**Supplied data**
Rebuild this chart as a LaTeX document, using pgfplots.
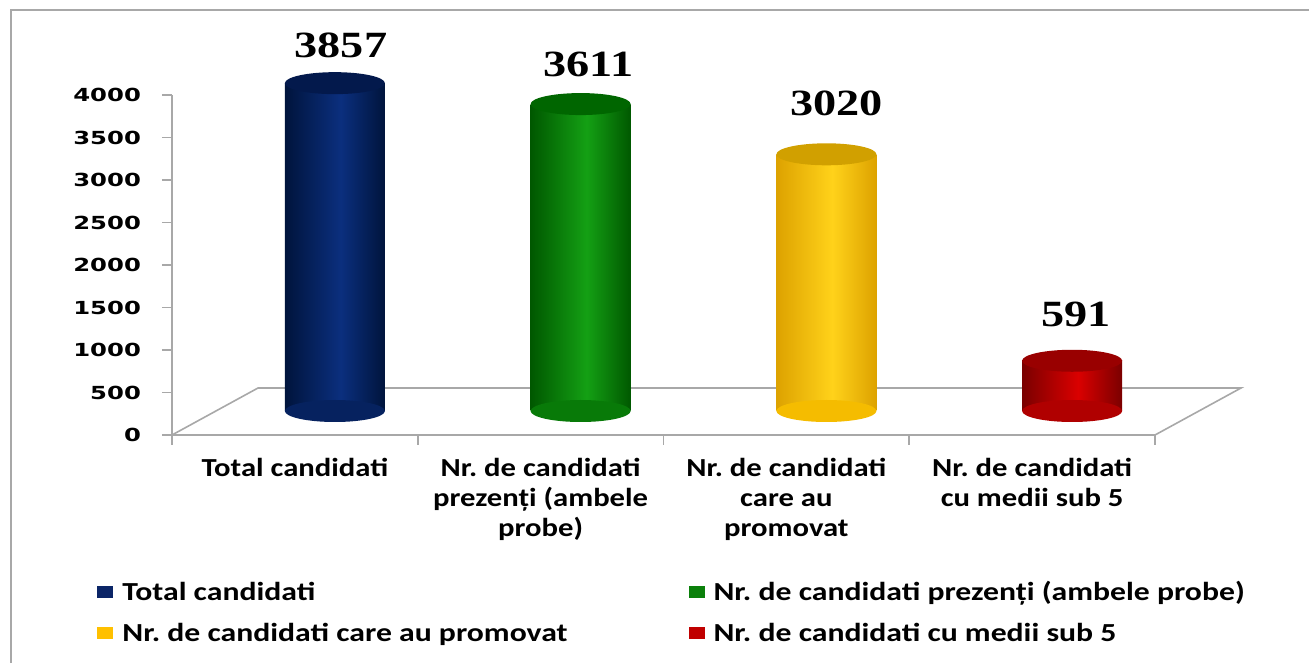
\documentclass[border=0pt]{standalone}
\usepackage{fontspec}
\usepackage{pgfplots}
\pgfplotsset{compat=1.18}
\newfontfamily\catfam[FakeStretch=1.18]{Carlito}
\newfontfamily\legfam[FakeStretch=1.22]{Carlito}
\newfontfamily\valfam[FakeStretch=1.25]{Liberation Serif}
\newfontfamily\tickfam[FakeStretch=1.35]{DejaVu Sans}
\newcommand\catfont{\frenchspacing\catfam\bfseries\fontsize{13pt}{15pt}\selectfont}
\newcommand\legfont{\frenchspacing\legfam\bfseries\fontsize{13pt}{15pt}\selectfont}
\newcommand\valfont{\valfam\bfseries\fontsize{18.5pt}{20pt}\selectfont}
\newcommand\tickfont{\tickfam\bfseries\fontsize{9pt}{10pt}\selectfont}
\newcommand\legsq[1]{\pgfsetfillcolor{#1}\pgfpathrectangle{\pgfpoint{-20pt}{-11pt}}{\pgfpoint{8pt}{6pt}}\pgfusepath{fill}}

\definecolor{bD}{HTML}{00143C}
\definecolor{bL}{HTML}{0B2F7E}
\definecolor{bM}{HTML}{06225F}
\definecolor{bCap}{HTML}{03194C}
\definecolor{bLeg}{HTML}{0B2567}
\definecolor{gD}{HTML}{005800}
\definecolor{gL}{HTML}{14A014}
\definecolor{gM}{HTML}{087A08}
\definecolor{gCap}{HTML}{006600}
\definecolor{gLeg}{HTML}{0B800B}
\definecolor{yD}{HTML}{DDA200}
\definecolor{yL}{HTML}{FFD21A}
\definecolor{yM}{HTML}{F5BC00}
\definecolor{yCap}{HTML}{D1A000}
\definecolor{yLeg}{HTML}{FFC000}
\definecolor{rD}{HTML}{7A0000}
\definecolor{rL}{HTML}{DA0000}
\definecolor{rM}{HTML}{B00000}
\definecolor{rCap}{HTML}{990000}
\definecolor{rLeg}{HTML}{C00000}
\definecolor{axgray}{HTML}{A8A8A8}

\pgfdeclarehorizontalshading{blueshade}{100bp}{color(0bp)=(bD); color(25bp)=(bD); color(53bp)=(bL); color(75bp)=(bD); color(100bp)=(bD)}
\pgfdeclarehorizontalshading{greenshade}{100bp}{color(0bp)=(gD); color(25bp)=(gD); color(53bp)=(gL); color(75bp)=(gD); color(100bp)=(gD)}
\pgfdeclarehorizontalshading{yellowshade}{100bp}{color(0bp)=(yD); color(25bp)=(yD); color(53bp)=(yL); color(75bp)=(yD); color(100bp)=(yD)}
\pgfdeclarehorizontalshading{redshade}{100bp}{color(0bp)=(rD); color(25bp)=(rD); color(53bp)=(rL); color(75bp)=(rD); color(100bp)=(rD)}

\pgfdeclareplotmark{cap}{\pgfpathellipse{\pgfpointorigin}{\pgfqpoint{25pt}{0pt}}{\pgfqpoint{0pt}{5.5pt}}\pgfusepathqfill}

\begin{document}
\begin{tikzpicture}
\useasboundingbox (0,0) rectangle (654.5pt,331.5pt);
\draw[axgray, line width=1pt] (5.5pt,0pt) -- (5.5pt,326.5pt) -- (654.5pt,326.5pt);
\begin{axis}[
  at={(86pt,114pt)}, anchor=south west,
  scale only axis, width=491.5pt, height=170pt,
  xmin=-0.5, xmax=3.5, ymin=0, ymax=4000,
  axis lines*=left,
  axis line style={draw=axgray, line width=0.8pt},
  tick align=outside,
  ytick={0,500,...,4000},
  xtick={0,1,2,3},
  xticklabels={Total candidati, {Nr. de candidati\\prezenți (ambele\\probe)}, {Nr. de candidati\\care au\\promovat}, {Nr. de candidati\\cu medii sub 5}},
  minor xtick={-0.5,0.5,1.5,2.5,3.5},
  major tick length=5pt, minor tick length=5pt,
  tick style={draw=axgray, line width=0.8pt},
  major x tick style={draw=none},
  /pgf/number format/1000 sep={},
  /pgf/number format/assume math mode=true,
  yticklabel style={font=\tickfont, xshift=-7pt},
  xticklabel style={font=\catfont, align=center, yshift=-3pt},
  clip=false,
  legend columns=2,
  legend style={at={(-0.0763,-0.428)}, anchor=north west, draw=none, fill=none, font=\legfont, row sep=10pt, inner sep=0pt,
    cells={anchor=base west}, nodes={inner xsep=4.5pt, inner ysep=0pt},
    /tikz/every even column/.append style={column sep=56pt}},
]
% floor
\addplot[forget plot, axgray, line width=0.8pt, mark=none] coordinates {(-0.5,0) (-0.15,553) (3.85,553) (3.5,0)};
% blue
\addplot[forget plot, only marks, mark=cap, mark options={draw=none, fill=bM}, xshift=20pt, yshift=12pt] coordinates {(0,0)};
\addplot[ybar, bar width=50pt, bar shift=0pt, draw=none, shade, shading=blueshade, xshift=20pt, yshift=12pt,
  legend image code/.code={\legsq{bLeg}}] coordinates {(0,3857)};
\addlegendentry{Total candidati}
\addplot[forget plot, only marks, mark=cap, mark options={draw=none, fill=bCap}, xshift=20pt, yshift=12pt,
  nodes near coords, nodes near coords style={font=\valfont, anchor=base, yshift=13pt, xshift=3pt, text=black}] coordinates {(0,3857)};
% green
\addplot[forget plot, only marks, mark=cap, mark options={draw=none, fill=gM}, xshift=20pt, yshift=12pt] coordinates {(1,0)};
\addplot[ybar, bar width=50pt, bar shift=0pt, draw=none, shade, shading=greenshade, xshift=20pt, yshift=12pt,
  legend image code/.code={\legsq{gLeg}}] coordinates {(1,3611)};
\addlegendentry{Nr. de candidati prezenți (ambele probe)}
\addplot[forget plot, only marks, mark=cap, mark options={draw=none, fill=gCap}, xshift=20pt, yshift=12pt,
  nodes near coords, nodes near coords style={font=\valfont, anchor=base, yshift=14pt, xshift=4pt, text=black}] coordinates {(1,3611)};
% yellow
\addplot[forget plot, only marks, mark=cap, mark options={draw=none, fill=yM}, xshift=20pt, yshift=12pt] coordinates {(2,0)};
\addplot[ybar, bar width=50pt, bar shift=0pt, draw=none, shade, shading=yellowshade, xshift=20pt, yshift=12pt,
  legend image code/.code={\legsq{yLeg}}] coordinates {(2,3020)};
\addlegendentry{Nr. de candidati care au promovat}
\addplot[forget plot, only marks, mark=cap, mark options={draw=none, fill=yCap}, xshift=20pt, yshift=12pt,
  nodes near coords, nodes near coords style={font=\valfont, anchor=base, yshift=19.5pt, xshift=5pt, text=black}] coordinates {(2,3020)};
% red
\addplot[forget plot, only marks, mark=cap, mark options={draw=none, fill=rM}, xshift=20pt, yshift=12pt] coordinates {(3,0)};
\addplot[ybar, bar width=50pt, bar shift=0pt, draw=none, shade, shading=redshade, xshift=20pt, yshift=12pt,
  legend image code/.code={\legsq{rLeg}}] coordinates {(3,591)};
\addlegendentry{Nr. de candidati cu medii sub 5}
\addplot[forget plot, only marks, mark=cap, mark options={draw=none, fill=rCap}, xshift=20pt, yshift=12pt,
  nodes near coords, nodes near coords style={font=\valfont, anchor=base, yshift=17pt, xshift=2pt, text=black}] coordinates {(3,591)};
\end{axis}
\end{tikzpicture}
\end{document}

**The exercise**
Reproduce the data above in full, exactly as it is, with the pictures left out.

**Correct answer**
Rebuild this chart as a LaTeX document, using pgfplots.
\documentclass[border=0pt]{standalone}
\usepackage{fontspec}
\usepackage{pgfplots}
\pgfplotsset{compat=1.18}
\newfontfamily\catfam[FakeStretch=1.18]{Carlito}
\newfontfamily\legfam[FakeStretch=1.22]{Carlito}
\newfontfamily\valfam[FakeStretch=1.25]{Liberation Serif}
\newfontfamily\tickfam[FakeStretch=1.35]{DejaVu Sans}
\newcommand\catfont{\frenchspacing\catfam\bfseries\fontsize{13pt}{15pt}\selectfont}
\newcommand\legfont{\frenchspacing\legfam\bfseries\fontsize{13pt}{15pt}\selectfont}
\newcommand\valfont{\valfam\bfseries\fontsize{18.5pt}{20pt}\selectfont}
\newcommand\tickfont{\tickfam\bfseries\fontsize{9pt}{10pt}\selectfont}
\newcommand\legsq[1]{\pgfsetfillcolor{#1}\pgfpathrectangle{\pgfpoint{-20pt}{-11pt}}{\pgfpoint{8pt}{6pt}}\pgfusepath{fill}}

\definecolor{bD}{HTML}{00143C}
\definecolor{bL}{HTML}{0B2F7E}
\definecolor{bM}{HTML}{06225F}
\definecolor{bCap}{HTML}{03194C}
\definecolor{bLeg}{HTML}{0B2567}
\definecolor{gD}{HTML}{005800}
\definecolor{gL}{HTML}{14A014}
\definecolor{gM}{HTML}{087A08}
\definecolor{gCap}{HTML}{006600}
\definecolor{gLeg}{HTML}{0B800B}
\definecolor{yD}{HTML}{DDA200}
\definecolor{yL}{HTML}{FFD21A}
\definecolor{yM}{HTML}{F5BC00}
\definecolor{yCap}{HTML}{D1A000}
\definecolor{yLeg}{HTML}{FFC000}
\definecolor{rD}{HTML}{7A0000}
\definecolor{rL}{HTML}{DA0000}
\definecolor{rM}{HTML}{B00000}
\definecolor{rCap}{HTML}{990000}
\definecolor{rLeg}{HTML}{C00000}
\definecolor{axgray}{HTML}{A8A8A8}

\pgfdeclarehorizontalshading{blueshade}{100bp}{color(0bp)=(bD); color(25bp)=(bD); color(53bp)=(bL); color(75bp)=(bD); color(100bp)=(bD)}
\pgfdeclarehorizontalshading{greenshade}{100bp}{color(0bp)=(gD); color(25bp)=(gD); color(53bp)=(gL); color(75bp)=(gD); color(100bp)=(gD)}
\pgfdeclarehorizontalshading{yellowshade}{100bp}{color(0bp)=(yD); color(25bp)=(yD); color(53bp)=(yL); color(75bp)=(yD); color(100bp)=(yD)}
\pgfdeclarehorizontalshading{redshade}{100bp}{color(0bp)=(rD); color(25bp)=(rD); color(53bp)=(rL); color(75bp)=(rD); color(100bp)=(rD)}

\pgfdeclareplotmark{cap}{\pgfpathellipse{\pgfpointorigin}{\pgfqpoint{25pt}{0pt}}{\pgfqpoint{0pt}{5.5pt}}\pgfusepathqfill}

\begin{document}
\begin{tikzpicture}
\useasboundingbox (0,0) rectangle (654.5pt,331.5pt);
\draw[axgray, line width=1pt] (5.5pt,0pt) -- (5.5pt,326.5pt) -- (654.5pt,326.5pt);
\begin{axis}[
  at={(86pt,114pt)}, anchor=south west,
  scale only axis, width=491.5pt, height=170pt,
  xmin=-0.5, xmax=3.5, ymin=0, ymax=4000,
  axis lines*=left,
  axis line style={draw=axgray, line width=0.8pt},
  tick align=outside,
  ytick={0,500,...,4000},
  xtick={0,1,2,3},
  xticklabels={Total candidati, {Nr. de candidati\\prezenți (ambele\\probe)}, {Nr. de candidati\\care au\\promovat}, {Nr. de candidati\\cu medii sub 5}},
  minor xtick={-0.5,0.5,1.5,2.5,3.5},
  major tick length=5pt, minor tick length=5pt,
  tick style={draw=axgray, line width=0.8pt},
  major x tick style={draw=none},
  /pgf/number format/1000 sep={},
  /pgf/number format/assume math mode=true,
  yticklabel style={font=\tickfont, xshift=-7pt},
  xticklabel style={font=\catfont, align=center, yshift=-3pt},
  clip=false,
  legend columns=2,
  legend style={at={(-0.0763,-0.428)}, anchor=north west, draw=none, fill=none, font=\legfont, row sep=10pt, inner sep=0pt,
    cells={anchor=base west}, nodes={inner xsep=4.5pt, inner ysep=0pt},
    /tikz/every even column/.append style={column sep=56pt}},
]
% floor
\addplot[forget plot, axgray, line width=0.8pt, mark=none] coordinates {(-0.5,0) (-0.15,553) (3.85,553) (3.5,0)};
% blue
\addplot[forget plot, only marks, mark=cap, mark options={draw=none, fill=bM}, xshift=20pt, yshift=12pt] coordinates {(0,0)};
\addplot[ybar, bar width=50pt, bar shift=0pt, draw=none, shade, shading=blueshade, xshift=20pt, yshift=12pt,
  legend image code/.code={\legsq{bLeg}}] coordinates {(0,3857)};
\addlegendentry{Total candidati}
\addplot[forget plot, only marks, mark=cap, mark options={draw=none, fill=bCap}, xshift=20pt, yshift=12pt,
  nodes near coords, nodes near coords style={font=\valfont, anchor=base, yshift=13pt, xshift=3pt, text=black}] coordinates {(0,3857)};
% green
\addplot[forget plot, only marks, mark=cap, mark options={draw=none, fill=gM}, xshift=20pt, yshift=12pt] coordinates {(1,0)};
\addplot[ybar, bar width=50pt, bar shift=0pt, draw=none, shade, shading=greenshade, xshift=20pt, yshift=12pt,
  legend image code/.code={\legsq{gLeg}}] coordinates {(1,3611)};
\addlegendentry{Nr. de candidati prezenți (ambele probe)}
\addplot[forget plot, only marks, mark=cap, mark options={draw=none, fill=gCap}, xshift=20pt, yshift=12pt,
  nodes near coords, nodes near coords style={font=\valfont, anchor=base, yshift=14pt, xshift=4pt, text=black}] coordinates {(1,3611)};
% yellow
\addplot[forget plot, only marks, mark=cap, mark options={draw=none, fill=yM}, xshift=20pt, yshift=12pt] coordinates {(2,0)};
\addplot[ybar, bar width=50pt, bar shift=0pt, draw=none, shade, shading=yellowshade, xshift=20pt, yshift=12pt,
  legend image code/.code={\legsq{yLeg}}] coordinates {(2,3020)};
\addlegendentry{Nr. de candidati care au promovat}
\addplot[forget plot, only marks, mark=cap, mark options={draw=none, fill=yCap}, xshift=20pt, yshift=12pt,
  nodes near coords, nodes near coords style={font=\valfont, anchor=base, yshift=19.5pt, xshift=5pt, text=black}] coordinates {(2,3020)};
% red
\addplot[forget plot, only marks, mark=cap, mark options={draw=none, fill=rM}, xshift=20pt, yshift=12pt] coordinates {(3,0)};
\addplot[ybar, bar width=50pt, bar shift=0pt, draw=none, shade, shading=redshade, xshift=20pt, yshift=12pt,
  legend image code/.code={\legsq{rLeg}}] coordinates {(3,591)};
\addlegendentry{Nr. de candidati cu medii sub 5}
\addplot[forget plot, only marks, mark=cap, mark options={draw=none, fill=rCap}, xshift=20pt, yshift=12pt,
  nodes near coords, nodes near coords style={font=\valfont, anchor=base, yshift=17pt, xshift=2pt, text=black}] coordinates {(3,591)};
\end{axis}
\end{tikzpicture}
\end{document}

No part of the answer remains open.